This Friday, the UNC Pakistan Society, also known as PakSoc, will host its second annual Mehndi Ki Raat (MKR), an event held to celebrate Pakistani culture.
MKR will take place in the Great Hall Friday, Sept. 9, night from 7:30 p.m. to 10:00 p.m., and all are welcome to join.
The event will include food catered by CholaNad, performances by campus dance groups and musical numbers by Samaa — the University’s a cappella group that fuses South Asian and Western music.
"It’s just to get people together, help them experience Pakistani culture and celebrate it in a school setting so that people from our community can experience it without having to go anywhere else," Aleena Islam, PakSoc's events coordinator, said.
Tickets are $16, and 30 percent of the proceeds from the event will go to the Paani Project’s flood relief for Pakistan. The Paani Project is an international nonprofit organization that works to supply empowerment and clean water to Pakistan.

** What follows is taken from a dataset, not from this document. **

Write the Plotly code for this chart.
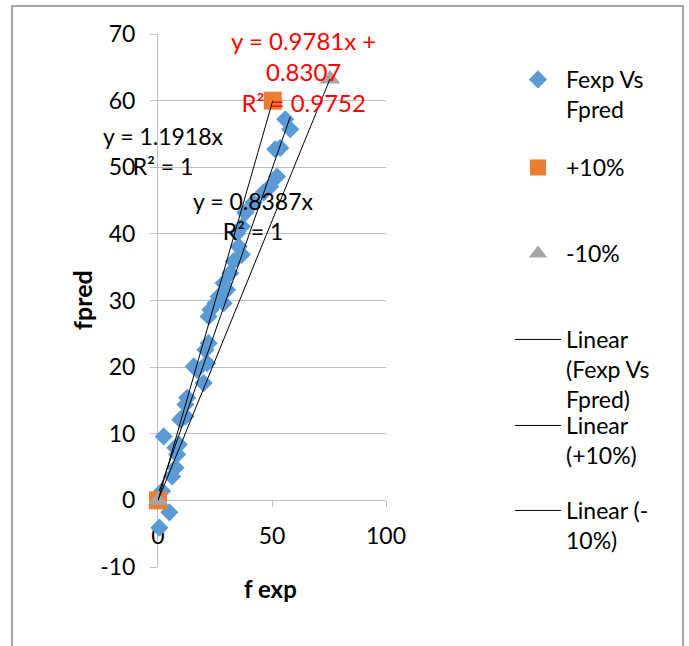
import plotly.graph_objects as go

# ---------------- data ----------------
fexp = [0.6, 1.8, 5.0, 2.5, 6.2, 7.7, 8.4, 7.6, 9.1, 9.8, 10.6, 12.0, 12.0, 12.8,
        15.7, 17.2, 20.0, 21.5, 20.8, 22.2, 22.2, 23.0, 25.2, 26.6, 28.8, 30.3,
        28.8, 31.7, 33.2, 36.8, 35.4, 34.7, 36.8, 38.3, 41.9, 46.3, 49.2, 52.2,
        51.4, 53.6, 55.8, 58.0]
fpred = [-4.1, 1.4, -1.8, 9.6, 3.6, 4.9, 6.9, 7.9, 8.4, 12.1, 12.4, 12.6, 14.4, 15.4,
         20.1, 19.6, 17.6, 20.6, 22.6, 23.6, 27.6, 28.6, 29.6, 30.6, 29.6, 31.6,
         32.6, 34.1, 35.9, 36.9, 38.1, 40.1, 41.1, 43.2, 44.7, 46.2, 47.1, 48.6,
         52.7, 52.9, 57.2, 55.7]
plus_x = [0, 50.34]
plus_y = [0, 60]
minus_x = [0, 75.4]
minus_y = [0, 63.24]

fit_main = (0.9781, 0.8307)
fit_plus = (1.1918, 0.0)
fit_minus = (0.8387, 0.0)

x_ticks = [0, 50, 100]
y_ticks = [-10, 0, 10, 20, 30, 40, 50, 60, 70]

names = ["Fexp Vs<br>Fpred", "+10%", "-10%",
         "Linear<br>(Fexp Vs<br>Fpred)", "Linear<br>(+10%)", "Linear (-<br>10%)"]

FONT = "Lato"
W, H = 689, 646
ML, MR, MT, MB = 158, 303, 34, 79
PW, PH = W - ML - MR, H - MT - MB
GRID = "#BFBFBF"


def px_to_paper_x(px):
    return (px - ML) / PW


def px_to_paper_y(py):
    return (H - MB - py) / PH


def trend(xs, fit):
    lo, hi = min(xs), max(xs)
    return [lo, hi], [fit[0] * lo + fit[1], fit[0] * hi + fit[1]]


fig = go.Figure()

fig.add_trace(go.Scatter(x=fexp, y=fpred, mode="markers", name=names[0], legend="legend",
                         marker=dict(symbol="diamond", size=14, color="#5B9BD5"),
                         cliponaxis=False))
fig.add_trace(go.Scatter(x=plus_x, y=plus_y, mode="markers", name=names[1], legend="legend2",
                         marker=dict(symbol="square", size=18, color="#ED7D31"),
                         cliponaxis=False))
fig.add_trace(go.Scatter(x=minus_x, y=minus_y, mode="markers", name=names[2], legend="legend3",
                         marker=dict(symbol="triangle-up", size=18, color="#A5A5A5"),
                         cliponaxis=False))

for xs, fit, nm, lg in [(fexp, fit_main, names[3], "legend4"),
                        (plus_x, fit_plus, names[4], "legend5"),
                        (minus_x, fit_minus, names[5], "legend6")]:
    tx, ty = trend(xs, fit)
    fig.add_trace(go.Scatter(x=tx, y=ty, mode="lines", name=nm, legend=lg,
                             line=dict(color="black", width=1), cliponaxis=False))

# legends: one per entry so spacing matches the original
legend_first_line_px = [80, 168, 254, 340, 426, 511]
leg_keys = ["legend", "legend2", "legend3", "legend4", "legend5", "legend6"]
legend_layout = {}
for key, cy in zip(leg_keys, legend_first_line_px):
    legend_layout[key] = dict(
        xref="container", yref="container",
        x=510 / W, y=1 - (cy - 22) / H, xanchor="left", yanchor="top",
        bgcolor="rgba(0,0,0,0)", borderwidth=0, valign="top", itemwidth=46,
        font=dict(family=FONT, size=23, color="black"))

fig.update_layout(
    width=W, height=H,
    margin=dict(l=ML, r=MR, t=MT, b=MB),
    plot_bgcolor="white", paper_bgcolor="white",
    font=dict(family=FONT, size=23, color="black"),
    showlegend=True,
    **legend_layout,
)

fig.update_xaxes(range=[0, 100], tickvals=x_ticks, ticktext=[str(v) for v in x_ticks],
                 showgrid=False, zeroline=False,
                 showline=True, linecolor=GRID, linewidth=1,
                 anchor="free", position=10 / 80,
                 ticks="outside", ticklen=6, tickcolor=GRID,
                 tickfont=dict(family=FONT, size=23, color="black"),
                 ticklabelstandoff=9, layer="below traces")
fig.update_yaxes(range=[-10, 70], tickvals=y_ticks, ticktext=[str(v) for v in y_ticks],
                 showgrid=True, gridcolor=GRID,
                 gridwidth=1, zeroline=False, showline=True, linecolor=GRID,
                 linewidth=1, ticks="outside", ticklen=7, tickcolor=GRID,
                 tickfont=dict(family=FONT, size=23, color="black"),
                 ticklabelstandoff=10, layer="below traces")

# axis titles
fig.add_annotation(text="<b>f exp</b>", xref="paper", yref="paper",
                   x=px_to_paper_x(270), y=px_to_paper_y(588), showarrow=False,
                   xanchor="center", yanchor="middle",
                   font=dict(family=FONT, size=24, color="black"))
fig.add_annotation(text="<b>fpred</b>", xref="paper", yref="paper",
                   x=px_to_paper_x(82), y=px_to_paper_y(300), showarrow=False,
                   xanchor="center", yanchor="middle",
                   textangle=-90, font=dict(family=FONT, size=25, color="black"))

# trendline labels
fig.add_annotation(text="y = 0.9781x +<br>0.8307<br>R² = 0.9752", xref="x", yref="y",
                   x=63.6, y=64.3, showarrow=False, align="center",
                   xanchor="center", yanchor="middle",
                   font=dict(family=FONT, size=24, color="#FF0000"))
fig.add_annotation(text="y = 1.1918x<br>R² = 1", xref="x", yref="y",
                   x=2.2, y=52.4, showarrow=False, align="center",
                   xanchor="center", yanchor="middle",
                   font=dict(family=FONT, size=23, color="black"))
fig.add_annotation(text="y = 0.8387x<br>R² = 1", xref="x", yref="y",
                   x=42.1, y=42.7, showarrow=False, align="center",
                   xanchor="center", yanchor="middle",
                   font=dict(family=FONT, size=23, color="black"))

# chart frame
fig.add_shape(type="rect", xref="paper", yref="paper",
              x0=px_to_paper_x(12), x1=px_to_paper_x(683),
              y0=px_to_paper_y(720), y1=px_to_paper_y(6),
              line=dict(color="#A6A6A6", width=2), fillcolor="rgba(0,0,0,0)",
              layer="below")

fig.write_html("out.html",
               config={"displayModeBar": False},
               post_script="document.body.style.margin='0';"
                           "document.body.style.overflow='hidden';")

Since this summer, Pakistan has experienced intense flooding, leaving a third of the country underwater due to record-breaking monsoons and melted glaciers in the country’s northern mountains. The death toll from the floods recently passed 1,200, leaving over 33 million others impacted, according to the British Broadcasting Corporation.
“People are buying these tickets; they are actively contributing to making sure that we can help as much as we can when we are overseas,” Shehzil Abdul Rahim, the vice president of PakSoc, said. “So I am definitely very, very grateful to be a part of an organization that wants to do things like this and wants to be a part of this."
Fizza Fakhar, a UNC senior and president of the organization, said PakSoc's previous contributions to the Paani Project had built four wells in Pakistan.
Fakhar, who has been president since her junior year and was a member of the founding class, said the organization is open to all UNC students. She added that the club was formed four years ago in an effort for Pakistani-identifying students at UNC to become more in touch with the culture while simultaneously educating those from different cultures and ethnicities.